K.H.: Cenap hoca sınıfta da kursta da ders anlatmıyor, para ver geç sistemi var. Dersleri hep boş geçiriyorlar. Kendimi salak gibi hissediyorum, ilkokulda okul derecesi yaptım, Anadolu Lisesini az puanla kaçırdım, şimdi kurslara gitmediğim için ortalamam üç.
‘YILLIK KURS PARASIYLA JİP ALDI’
K.A.: Oktay hoca kurs vermeye başlamadan önce okula Kartal veya Toros gibi bir arabayla geliyordu. Kurs vermeye başladıktan sadece bir yıl sonra okula jiple gelmeye başladı.
A.E.: Sınıfımızda bir kız vardı, seviyesi benden düşük olmasına rağmen benden yüksek notlar alıyordu. Tek farkımız vardı, o kursa gidiyordu. Bir gün sınavda arkasına oturup yazdıklarını kopyaladım, virgülüne kadar aynısını yazdım, o yine 55 aldı, ben yine 15.

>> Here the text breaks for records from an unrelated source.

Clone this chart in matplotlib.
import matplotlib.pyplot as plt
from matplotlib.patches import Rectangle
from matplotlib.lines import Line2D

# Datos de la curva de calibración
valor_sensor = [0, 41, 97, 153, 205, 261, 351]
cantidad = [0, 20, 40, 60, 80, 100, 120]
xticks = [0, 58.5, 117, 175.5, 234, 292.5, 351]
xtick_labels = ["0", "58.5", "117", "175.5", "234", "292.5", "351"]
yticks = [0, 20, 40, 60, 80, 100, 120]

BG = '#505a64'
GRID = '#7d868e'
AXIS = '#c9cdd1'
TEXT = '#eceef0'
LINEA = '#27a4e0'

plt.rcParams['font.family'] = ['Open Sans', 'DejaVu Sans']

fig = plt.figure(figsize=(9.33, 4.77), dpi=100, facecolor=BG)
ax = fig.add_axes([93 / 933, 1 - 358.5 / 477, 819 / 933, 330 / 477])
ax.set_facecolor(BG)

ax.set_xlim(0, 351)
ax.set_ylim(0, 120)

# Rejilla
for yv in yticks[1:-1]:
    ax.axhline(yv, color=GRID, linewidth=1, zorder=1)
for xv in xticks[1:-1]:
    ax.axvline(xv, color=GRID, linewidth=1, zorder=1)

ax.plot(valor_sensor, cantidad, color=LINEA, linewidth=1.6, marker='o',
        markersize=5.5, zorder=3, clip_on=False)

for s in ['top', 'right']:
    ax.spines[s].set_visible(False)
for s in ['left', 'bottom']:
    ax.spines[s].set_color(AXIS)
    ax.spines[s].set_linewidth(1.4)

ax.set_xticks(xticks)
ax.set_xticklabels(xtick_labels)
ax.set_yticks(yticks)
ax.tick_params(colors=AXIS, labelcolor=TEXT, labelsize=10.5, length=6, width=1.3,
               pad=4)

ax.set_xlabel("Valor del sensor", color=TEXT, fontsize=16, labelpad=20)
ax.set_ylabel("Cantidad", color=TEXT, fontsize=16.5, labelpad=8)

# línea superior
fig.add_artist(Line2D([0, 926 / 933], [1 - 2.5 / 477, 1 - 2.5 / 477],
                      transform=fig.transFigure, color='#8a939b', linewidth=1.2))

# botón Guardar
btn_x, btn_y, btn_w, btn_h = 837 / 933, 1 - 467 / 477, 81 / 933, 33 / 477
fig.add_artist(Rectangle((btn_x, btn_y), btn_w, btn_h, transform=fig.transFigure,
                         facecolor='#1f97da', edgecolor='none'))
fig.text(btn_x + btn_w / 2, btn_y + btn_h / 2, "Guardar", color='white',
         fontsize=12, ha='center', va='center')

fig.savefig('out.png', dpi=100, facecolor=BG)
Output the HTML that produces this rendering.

‘BAKANLIKTA TANIDIKLARI VAR’
Şükrü Kaplan: Temizlik işçiliği yaparak bu kurslar için gereken parayı biriktirdim. 3 kursa gittim o dönem. Orhan Hoca derste hiç anlatmıyordu, tek bir soru çözüp bırakıyordu, kesinlikle formülleri ezberleyeceksiniz diyordu. Kursa gittiğimde aynı adam dersi bize çok iyi anlattı, asla ezberlemeyin dedi, formülleri kendi geliştirdiği yöntemlerle çok iyi öğretti. Derste niye böyle anlatmıyorsunuz dediğimizde “siz parayı verdiniz siz hakettiniz” dedi. Ders başına dönemlik 150-160 lira alıyorlar.
SORU CEVAPLARINI DAĞITIYORLAR
Rıdvan Elma: Öğretmenler kursa giden öğrencilere sınav sorularının cevaplarını dağıtıyor, sınavda onları aynı grup soru kitapçığı gelecek şekilde oturtuyor, gitmeyenlere başka soru kitapçığı veriyor. 9. sınıftayken biz bunları Milli Eğitim’e şikayet ettik, biraz ders anlatır gibi oldular, sonra tekrar bıraktılar. Hepsinin Milli Eğitim’de tanıdıkları var, bazı hocalarından müfettişlere bile para verdiklerini duyduk.
MÜDÜR YARDIMCISI SESSİZ KALDI
Adını vermek istemeyen bir veli: Hem kızım hem oğlum var okulda. Kızım sürekli “Anne eğer kursa gitmezsem öğretmenlerim beni bırakacaklarını söylüyorlar” diyor. Bizim de durumumuz yok, zaten zar zor gönderiyorum kızı. Babası, “kızın okumasına gerek yok” diye okula göndermek istemiyor. Sınıfta kalması durumunda, babasından gizli dışardan okutmaya çalışacağım.
M.A.: Murat Hoca derse gelip arkadaşlarımıza “kursa gelcek misin?” diyor, hayır diyene direk “kaldın” diyor.
B.D.: Lise 1’deydim, fizik kursuna gitmiyordum. Kursa giden bir çocuğa fizik anlatıyordum, fiziğim çok iyiydi. O sınavdan 70 aldı, ben 30 aldım.
HEDİYE ALAN ÖĞRENCİYE İNDİRİM
M.A.: Şener hocaya bir kemer hediye aldım, böylece kursunda yüzde 50 indirim yaptı. Diğer hocalarımla da konuştu, sınavlarımda 9 zayıfım varken karneye 1 zayıf geldi. Ali Hoca ise matematik ve geometri derslerimize giriyordu. Ona da 160 lira verdim. Matematik sınavında 5 dakikalığına önüme cevap anahtarını koydu, geometride ise tahtaya benim için kopya yazdı.
İddialar hakkında konuşmak istediğimiz müdür yardımcısı ise devlet memuru olduğu için konuşamayacağını, müdürün de konuşmayacağını söyledi.